Before Superstorm Sandy struck New Jersey and New York, the storm made a turn to the northwest toward land, rattling the ocean floor and setting off seismometers across the U.S., according to University of Utah researchers.
Sandy was not the only storm to do this, the researchers say. Keith Koper, director of the University of Utah Seismograph Stations, says “microseisms,” or relatively small seismic waves, were detected before and after Sandy from North Pacific and North Atlantic storms that never hit land.
And Hurricane Katrina in 2005, Koper adds, “was recorded by a seismic array in California, and they could track the path of the storm remotely using seismometers.”
With Sandy, the readings grew stronger when the storm turned to the northwest due to waves interacting with each other, generating pressure at the seafloor. Koper explains, “When Sandy made that turn to the northwest, although wind speeds didn't get dramatically bigger, the seismic energy that was created got tremendously bigger because the ocean's standing waves were larger from the wave-wave interaction.”

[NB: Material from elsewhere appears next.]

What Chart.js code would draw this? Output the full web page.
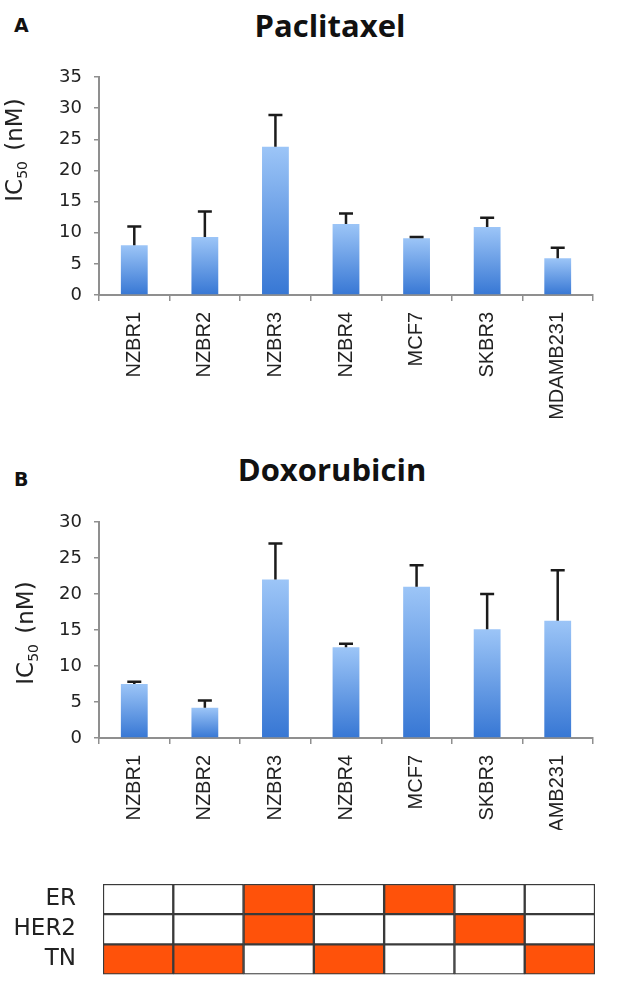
<!DOCTYPE html>
<html>
<head>
<meta charset="utf-8">
<script src="https://cdn.jsdelivr.net/npm/chart.js@4.4.1/dist/chart.umd.min.js"></script>
<style>
    body { margin: 0; background: #fff; }
    #page { position: relative; width: 630px; height: 987px; overflow: hidden; }
    canvas { position: absolute; left: 0; }
    .panel-tag { position: absolute; left: 14px; font: bold 19px "DejaVu Sans", sans-serif; line-height: 19px; color: #111; }
    .chart-title {
        position: absolute; left: 0; width: 660px; text-align: center;
        font: bold 31px "Open Sans", Lato, sans-serif; line-height: 37px; color: #111;
    }
</style>
</head>
<body>
<div id="page">
    <div class="panel-tag" style="top: 16px;">A</div>
    <div class="chart-title" style="top: 7px;">Paclitaxel</div>
    <canvas id="chartA" width="630" height="427" style="top: 0;"></canvas>
    <div class="panel-tag" style="top: 470px;">B</div>
    <div class="chart-title" style="top: 451px; width: 664px;">Doxorubicin</div>
    <canvas id="chartB" width="630" height="390" style="top: 440px;"></canvas>
    <canvas id="receptors" width="630" height="117" style="top: 870px;"></canvas>
</div>
<script>
const cellLines = ['NZBR1', 'NZBR2', 'NZBR3', 'NZBR4', 'MCF7', 'SKBR3', 'MDAMB231'];

// IC50 means and upper error (SD), nM
const paclitaxelMean = [8.0, 9.3, 23.8, 11.4, 9.1, 10.9, 5.9];
const paclitaxelSd = [3.0, 4.1, 5.1, 1.7, 0.2, 1.5, 1.7];
const doxorubicinMean = [7.5, 4.2, 22.0, 12.6, 21.0, 15.1, 16.3];
const doxorubicinSd = [0.3, 1.0, 5.0, 0.5, 3.0, 4.9, 7.0];

// receptor status per cell line (1 = positive)
const receptorRows = ['ER', 'HER2', 'TN'];
const erStatus = [0, 0, 1, 0, 1, 0, 0];
const her2Status = [0, 0, 1, 0, 0, 1, 0];
const tnStatus = [1, 1, 0, 1, 0, 0, 1];

const SANS = '"Liberation Sans", Arial, sans-serif';
const WIDE = '"DejaVu Sans", sans-serif';
const AXIS_GREY = '#8f8f8f';
const ORANGE = '#ff520a';

const errorBars = {
    id: 'errorBars',
    afterDatasetsDraw(chart, args, opts) {
        const meta = chart.getDatasetMeta(0);
        const values = chart.data.datasets[0].data;
        const y = chart.scales.y;
        const ctx = chart.ctx;
        ctx.save();
        ctx.strokeStyle = '#1b1b1b';
        ctx.lineWidth = 2.5;
        meta.data.forEach((bar, i) => {
            const top = y.getPixelForValue(values[i] + opts.errors[i]);
            ctx.beginPath();
            ctx.moveTo(bar.x, bar.y);
            ctx.lineTo(bar.x, top);
            ctx.moveTo(bar.x - 7, top);
            ctx.lineTo(bar.x + 7, top);
            ctx.stroke();
        });
        ctx.restore();
    },
};

// "IC50 (nM)" with subscript, rotated; x = baseline, y = centre
const icTitle = {
    id: 'icTitle',
    afterDraw(chart, args, opts) {
        const ctx = chart.ctx;
        const big = '23px ' + WIDE;
        const small = '14px ' + WIDE;
        ctx.save();
        ctx.translate(opts.x, opts.y);
        ctx.rotate(-Math.PI / 2);
        ctx.fillStyle = '#222';
        ctx.textBaseline = 'alphabetic';
        ctx.font = big;
        const w1 = ctx.measureText('IC').width;
        const w3 = ctx.measureText(' (nM)').width;
        ctx.font = small;
        const w2 = ctx.measureText('50').width;
        let x = -(w1 + w2 + w3 + 3) / 2;
        ctx.font = big;
        ctx.fillText('IC', x, 0);
        x += w1;
        ctx.font = small;
        ctx.fillText('50', x, 5);
        x += w2 + 3;
        ctx.font = big;
        ctx.fillText(' (nM)', x, 0);
        ctx.restore();
    },
};

function barGradient(context) {
    const chart = context.chart;
    const y = chart.scales.y;
    if (!y || context.raw == null) return '#6b9fe6';
    const top = y.getPixelForValue(context.raw);
    const bottom = y.getPixelForValue(0);
    if (!isFinite(top) || !isFinite(bottom) || top === bottom) return '#6b9fe6';
    const g = chart.ctx.createLinearGradient(0, top, 0, bottom);
    g.addColorStop(0, '#9cc5f7');
    g.addColorStop(1, '#3777d4');
    return g;
}

function makeIcChart(id, means, sds, yMax, cfg) {
    return new Chart(document.getElementById(id), {
        type: 'bar',
        data: {
            labels: cellLines,
            datasets: [{
                data: means,
                backgroundColor: barGradient,
                borderWidth: 0,
                barPercentage: 0.38,
                categoryPercentage: 1,
            }],
        },
        options: {
            responsive: false,
            animation: false,
            layout: { padding: { left: 0, right: 37, top: cfg.top, bottom: 0 } },
            plugins: {
                legend: { display: false },
                tooltip: { enabled: false },
                errorBars: { errors: sds },
                icTitle: cfg.yTitle,
            },
            scales: {
                x: {
                    afterFit(scale) { scale.height = cfg.xHeight; },
                    border: { display: true, color: AXIS_GREY, width: 2 },
                    grid: { display: true, drawOnChartArea: false, drawTicks: true, tickLength: 6, offset: true, color: AXIS_GREY, lineWidth: 1.5 },
                    ticks: {
                        color: '#222',
                        font: { family: SANS, size: 20 },
                        minRotation: 90,
                        maxRotation: 90,
                        padding: 11,
                        autoSkip: false,
                    },
                },
                y: {
                    min: 0,
                    max: yMax,
                    afterFit(scale) { scale.width = 99; },
                    border: { display: true, color: AXIS_GREY, width: 2 },
                    grid: { display: true, drawOnChartArea: false, drawTicks: true, tickLength: 5, color: AXIS_GREY, lineWidth: 1.5 },
                    ticks: {
                        stepSize: 5,
                        color: '#222',
                        font: { family: WIDE, size: 18 },
                        padding: 12,
                    },
                },
            },
        },
        plugins: [errorBars, icTitle],
    });
}

makeIcChart('chartA', paclitaxelMean, paclitaxelSd, 35, {
    top: 77,
    xHeight: 132,
    yTitle: { x: 22, y: 150 },
});
makeIcChart('chartB', doxorubicinMean, doxorubicinSd, 30, {
    top: 82,
    xHeight: 92,
    yTitle: { x: 33, y: 193 },
});

// receptor status grid: one stacked horizontal bar segment per cell
const statusByRow = [erStatus, her2Status, tnStatus];
new Chart(document.getElementById('receptors'), {
    type: 'bar',
    data: {
        labels: receptorRows,
        datasets: cellLines.map((line, col) => ({
            label: line,
            data: receptorRows.map(() => 1),
            backgroundColor: statusByRow.map((row) => (row[col] ? ORANGE : '#ffffff')),
            borderColor: '#3a3a3a',
            borderWidth: 1.5,
            borderSkipped: false,
            barPercentage: 1,
            categoryPercentage: 1,
        })),
    },
    options: {
        indexAxis: 'y',
        responsive: false,
        animation: false,
        layout: { padding: { left: 0, right: 35, top: 14, bottom: 9 } },
        plugins: { legend: { display: false }, tooltip: { enabled: false } },
        scales: {
            x: { stacked: true, display: false, min: 0, max: cellLines.length },
            y: {
                stacked: true,
                afterFit(scale) { scale.width = 103; },
                border: { display: false },
                grid: { display: true, drawOnChartArea: false, drawTicks: true, tickLength: 26, color: 'rgba(0,0,0,0)' },
                ticks: { color: '#222', font: { family: WIDE, size: 23, lineHeight: 1 }, padding: 1 },
            },
        },
    },
});
</script>
</body>
</html>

He notes that normal ocean waves “decay with depth very quickly,” but when Sandy made its turn, the sudden increase in waves hitting waves created “standing waves,” and Koper says, “Pressure generated by standing waves remains significant at the seafloor.”
The data gathered has practical purposes. “The energy generated by Sandy is going to be used to image the crust and upper mantle under North America,” says Koper. “We are using seismic waves created by ocean waves to make images of the continent.”

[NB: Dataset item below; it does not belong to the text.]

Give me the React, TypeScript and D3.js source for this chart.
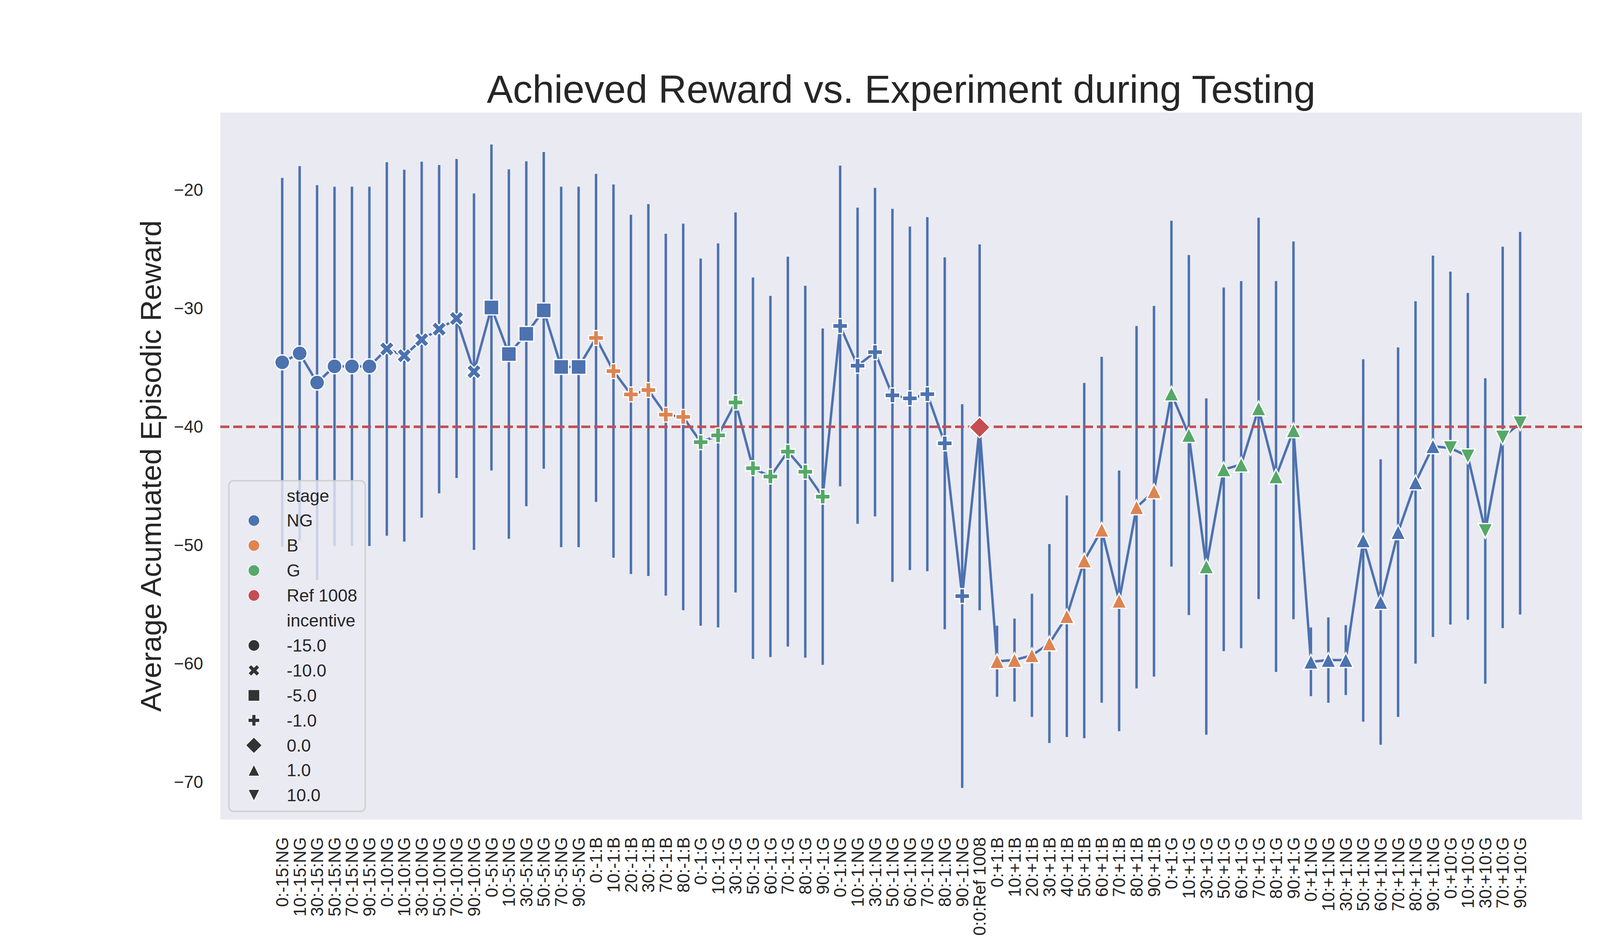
import React from 'react';
import * as d3 from 'd3';

const labels: string[] = [
  '0:-15:NG', '10:-15:NG', '30:-15:NG', '50:-15:NG', '70:-15:NG', '90:-15:NG',
  '0:-10:NG', '10:-10:NG', '30:-10:NG', '50:-10:NG', '70:-10:NG', '90:-10:NG',
  '0:-5:NG', '10:-5:NG', '30:-5:NG', '50:-5:NG', '70:-5:NG', '90:-5:NG',
  '0:-1:B', '10:-1:B', '20:-1:B', '30:-1:B', '70:-1:B', '80:-1:B',
  '0:-1:G', '10:-1:G', '30:-1:G', '50:-1:G', '60:-1:G', '70:-1:G', '80:-1:G', '90:-1:G',
  '0:-1:NG', '10:-1:NG', '30:-1:NG', '50:-1:NG', '60:-1:NG', '70:-1:NG', '80:-1:NG', '90:-1:NG',
  '0:0:Ref 1008',
  '0:+1:B', '10:+1:B', '20:+1:B', '30:+1:B', '40:+1:B', '50:+1:B', '60:+1:B', '70:+1:B', '80:+1:B', '90:+1:B',
  '0:+1:G', '10:+1:G', '30:+1:G', '50:+1:G', '60:+1:G', '70:+1:G', '80:+1:G', '90:+1:G',
  '0:+1:NG', '10:+1:NG', '30:+1:NG', '50:+1:NG', '60:+1:NG', '70:+1:NG', '80:+1:NG', '90:+1:NG',
  '0:+10:G', '10:+10:G', '30:+10:G', '70:+10:G', '90:+10:G',
];

const means: number[] = [
  -34.56, -33.8, -36.27, -34.9, -34.9, -34.9,
  -33.43, -34.0, -32.65, -31.76, -30.86, -35.35,
  -29.93, -33.86, -32.15, -30.17, -34.95, -34.95,
  -32.5, -35.3, -37.27, -36.9, -38.98, -39.17,
  -41.3, -40.73, -37.95, -43.5, -44.2, -42.1, -43.8, -45.9,
  -31.49, -34.85, -33.7, -37.35, -37.6, -37.25, -41.4, -54.3,
  -40.05,
  -59.8, -59.7, -59.3, -58.3, -56.0, -51.3, -48.7, -54.7, -46.8, -45.45,
  -37.2, -40.7, -51.8, -43.6, -43.2, -38.45, -44.2, -40.3,
  -59.85, -59.7, -59.7, -49.6, -54.8, -48.9, -44.7, -41.65,
  -41.8, -42.5, -48.8, -40.9, -39.7,
];

const sds: number[] = [
  15.57, 15.81, 16.67, 15.17, 15.17, 15.17,
  15.77, 15.7, 15.03, 13.86, 13.47, 15.05,
  13.76, 15.6, 14.56, 13.37, 15.22, 15.22,
  13.85, 15.76, 15.17, 15.7, 15.28, 16.32,
  15.5, 16.21, 16.05, 16.1, 15.25, 16.46, 15.7, 14.2,
  13.54, 13.35, 13.87, 15.75, 14.5, 14.95, 15.7, 16.2,
  15.45,
  3.0, 3.5, 5.2, 8.4, 10.2, 15.0, 14.6, 11.0, 15.3, 15.65,
  14.6, 15.2, 14.2, 15.35, 15.5, 16.1, 16.5, 15.95,
  2.9, 3.6, 2.95, 15.3, 12.05, 15.6, 15.3, 16.1,
  14.9, 13.8, 12.9, 16.1, 16.15,
];

const stages: string[] = labels.map((l) => l.split(':')[2]);
const incentives: number[] = labels.map((l) => parseFloat(l.split(':')[1]));

const stageNames = ['NG', 'B', 'G', 'Ref 1008'];
const stageColors = ['#4C72B0', '#DD8452', '#55A868', '#C44E52'];
const incentiveLevels = [-15, -10, -5, -1, 0, 1, 10];
const incentiveMarkers = ['circle', 'x', 'square', 'plus', 'diamond', 'tri-up', 'tri-down'];
const yTicks = [-70, -60, -50, -40, -30, -20];
const refValue = -40;

const W = 4500, H = 2400;
const L = 564, R = 4050, T = 288, B = 2097;
const FONT = "'Liberation Sans', Arial, sans-serif";
const TXT = '#262626';
const TICK_FS = 44;

function poly(pts: number[][], s: number): string {
  return 'M' + pts.map(([a, b]) => `${(a * s).toFixed(2)},${(b * s).toFixed(2)}`).join('L') + 'Z';
}

function markerPath(kind: string, s: number): string {
  switch (kind) {
    case 'circle': {
      const r = s / 2;
      return `M${-r},0A${r},${r} 0 1,0 ${r},0A${r},${r} 0 1,0 ${-r},0Z`;
    }
    case 'x':
      return poly([[-1, -2], [0, -1], [1, -2], [2, -1], [1, 0], [2, 1], [1, 2], [0, 1], [-1, 2], [-2, 1], [-1, 0], [-2, -1]].map(([a, b]) => [a / 4, b / 4]), s);
    case 'square':
      return poly([[-0.5, -0.5], [0.5, -0.5], [0.5, 0.5], [-0.5, 0.5]], s);
    case 'plus':
      return poly([[-1, -3], [1, -3], [1, -1], [3, -1], [3, 1], [1, 1], [1, 3], [-1, 3], [-1, 1], [-3, 1], [-3, -1], [-1, -1]].map(([a, b]) => [a / 6, b / 6]), s);
    case 'diamond': {
      const d = Math.SQRT1_2;
      return poly([[0, -d], [d, 0], [0, d], [-d, 0]], s);
    }
    case 'tri-up':
      return poly([[0, -0.5], [0.5, 0.5], [-0.5, 0.5]], s);
    case 'tri-down':
      return poly([[0, 0.5], [0.5, -0.5], [-0.5, -0.5]], s);
  }
  return '';
}

export default function App() {
  const x = d3.scalePoint<string>().domain(labels).range([L, R]).padding(3.55);
  const y = d3.scaleLinear().domain([-73.17, -13.47]).range([B, T]);
  const px = (i: number) => x(labels[i]) as number;
  const linePath = d3.line<number>().x((_, i) => px(i)).y((d) => y(d))(means) || '';

  const mSize = 38;
  const legX = 586, legY = 1230, legW = 349, legH = 846;
  const rowY0 = 1268, rowDy = 63.9;
  const legMarkerX = 650, legTextX = 734;

  const legendRows: { text: string; kind?: string; color?: string }[] = [
    { text: 'stage' },
    ...stageNames.map((s, i) => ({ text: s, kind: 'circle', color: stageColors[i] })),
    { text: 'incentive' },
    ...incentiveLevels.map((v, i) => ({ text: v.toFixed(1), kind: incentiveMarkers[i], color: '#333333' })),
  ];

  return (
    <svg width={W} height={H} style={{ position: 'absolute', left: 0, top: 0, background: '#ffffff' }} fontFamily={FONT}>
      <defs>
        <clipPath id="plotclip">
          <rect x={L} y={T} width={R - L} height={B - T} />
        </clipPath>
      </defs>
      <rect x={0} y={0} width={W} height={H} fill="#ffffff" />
      <rect x={L} y={T} width={R - L} height={B - T} fill="#EAEAF2" />
      <g clipPath="url(#plotclip)">
        {means.map((m, i) => (
          <line key={'e' + i} x1={px(i)} x2={px(i)} y1={y(m - sds[i])} y2={y(m + sds[i])} stroke="#4C72B0" strokeWidth={6.25} />
        ))}
        <path d={linePath} fill="none" stroke="#4C72B0" strokeWidth={6.25} strokeLinejoin="round" strokeLinecap="round" />
        <line x1={L} x2={R} y1={y(refValue)} y2={y(refValue)} stroke="#C44E52" strokeWidth={6.5} strokeDasharray="23,10" />
        {means.map((m, i) => {
          const ci = stageNames.indexOf(stages[i]);
          const color = stageColors[ci >= 0 ? ci : 3];
          const kind = incentiveMarkers[incentiveLevels.indexOf(incentives[i])];
          return (
            <path key={'m' + i} d={markerPath(kind, mSize)} transform={`translate(${px(i)},${y(m)})`} fill={color} stroke="#ffffff" strokeWidth={3.2} strokeLinejoin="miter" />
          );
        })}
      </g>

      {yTicks.map((t) => (
        <text key={'yt' + t} x={520} y={y(t)} textAnchor="end" dominantBaseline="central" fontSize={TICK_FS} fill={TXT}>
          {'\u2212' + Math.abs(t)}
        </text>
      ))}
      {labels.map((l, i) => (
        <text key={'xt' + i} transform={`translate(${px(i)},2142) rotate(-90)`} textAnchor="end" dominantBaseline="central" fontSize={TICK_FS} fill={TXT}>
          {l}
        </text>
      ))}

      <text x={(L + R) / 2} y={263} textAnchor="middle" fontSize={100} fill={TXT}>
        Achieved Reward vs. Experiment during Testing
      </text>
      <text transform={`translate(412,${(T + B) / 2}) rotate(-90)`} textAnchor="middle" fontSize={75} fill={TXT}>
        Average Acumuated Episodic Reward
      </text>

      <rect x={legX} y={legY} width={legW} height={legH} rx={12} ry={12} fill="#EAEAF2" fillOpacity={0.8} stroke="#cccccc" strokeOpacity={0.8} strokeWidth={4} />
      {legendRows.map((r, k) => {
        const yy = rowY0 + k * rowDy;
        return (
          <g key={'lg' + k}>
            {r.kind && (
              <path d={markerPath(r.kind, 29)} transform={`translate(${legMarkerX},${yy})`} fill={r.color} stroke="#ffffff" strokeWidth={1.5} />
            )}
            <text x={legTextX} y={yy} dominantBaseline="central" fontSize={44.5} fill={TXT}>
              {r.text}
            </text>
          </g>
        );
      })}
    </svg>
  );
}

It is all part of a project called Earthscope, which the University of Utah describes in a statement as “a National Science Foundation-funded array of about 500 portable seismometers” located throughout the country.

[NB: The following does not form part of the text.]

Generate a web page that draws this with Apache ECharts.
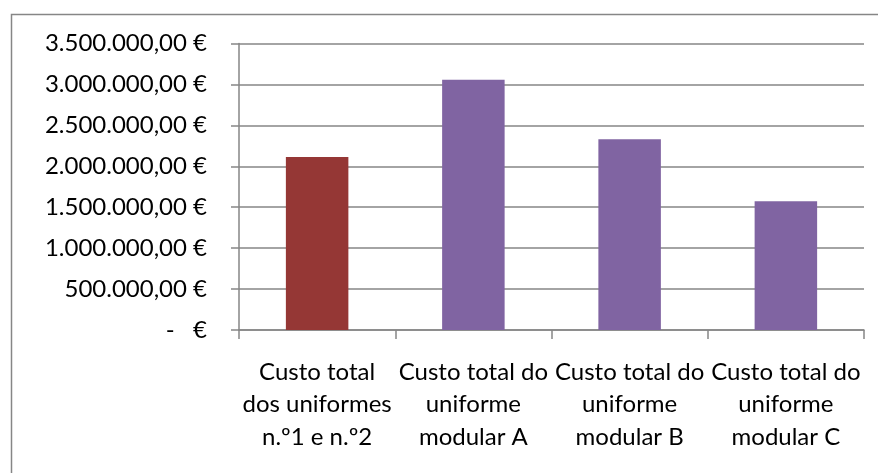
<!DOCTYPE html>
<html>
<head>
<meta charset="utf-8">
<script src="https://cdn.jsdelivr.net/npm/echarts@6/dist/echarts.min.js"></script>
<style>
html,body{margin:0;padding:0;background:#fff;}
#c{width:878px;height:473px;}
</style>
</head>
<body>
<div id="c"></div>
<script>
var categories = [
  "Custo total\ndos uniformes\nn.º1 e n.º2",
  "Custo total do\nuniforme\nmodular A",
  "Custo total do\nuniforme\nmodular B",
  "Custo total do\nuniforme\nmodular C"
];
var values = [2112000, 3058000, 2330000, 1572000];
var barColors = ["#953735", "#8064A2", "#8064A2", "#8064A2"];
var yMin = 0, yMax = 3500000, yStep = 500000;

var FONT = "Lato, 'Noto Sans', sans-serif";

function fmtEuro(v) {
  if (v === 0) return "-   €";
  var s = String(Math.round(v));
  s = s.replace(/\B(?=(\d{3})+(?!\d))/g, ".");
  return s + ",00 €";
}

var chart = echarts.init(document.getElementById('c'), null, {renderer: 'canvas'});
chart.setOption({
  animation: false,
  backgroundColor: '#ffffff',
  graphic: [{
    type: 'rect',
    shape: {x: 11.5, y: 14.5, width: 900, height: 500},
    style: {fill: 'none', stroke: '#868686', lineWidth: 1.5},
    silent: true
  }],
  grid: {left: 239, right: 14, top: 43.5, bottom: 143, containLabel: false},
  xAxis: {
    type: 'category',
    data: categories,
    axisLine: {show: true, lineStyle: {color: '#868686', width: 1.5}},
    axisTick: {show: true, length: 9, alignWithLabel: false, lineStyle: {color: '#868686', width: 1.5}},
    axisLabel: {
      interval: 0,
      margin: 26,
      color: '#000',
      fontFamily: FONT,
      fontSize: 24,
      lineHeight: 32.5
    }
  },
  yAxis: {
    type: 'value',
    min: yMin, max: yMax, interval: yStep,
    axisLine: {show: true, lineStyle: {color: '#868686', width: 1.5}},
    axisTick: {show: true, length: 8, inside: false, lineStyle: {color: '#868686', width: 1.5}},
    splitLine: {show: true, lineStyle: {color: '#868686', width: 1.5}},
    axisLabel: {
      margin: 32,
      color: '#000',
      fontFamily: FONT,
      fontSize: 24,
      formatter: fmtEuro
    }
  },
  series: [{
    type: 'bar',
    barWidth: '40%',
    data: values.map(function (v, i) {
      return {value: v, itemStyle: {color: barColors[i]}};
    })
  }]
});
</script>
</body>
</html>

The idea is to use seismic waves from quakes and other sources to make images of Earth's crust and upper mantle beneath North America – “similar to how X-rays are used to make CT scans of the human body,” the university says.
Koper points out that the seismic waves created by Sandy and other storms are not earthquakes. “Seismic waves can be created by a range of causes. We have beautiful seismic records of the meteor that hit Russia. That's not an earthquake, but it created ground motion.”
This technology could also help scientists observe storms in ways satellites can miss. Seismologists did not track Sandy in real time by monitoring the seismic waves the storm created, but Koper says the seismographic data of the storm suggests it might be possible to help track storms in the future using their seismicity.
Oner Sufri, a University of Utah geology and geophysics doctoral student, says seismic tracking of storms might one day help researchers “understand how climate is changing and how it is affecting our oceans – are we seeing more intense storms and increasing numbers of storms?”
Koper says the Sandy study “is exploratory science where we are trying to learn fundamental things about how the atmosphere, oceans and solid Earth interact.”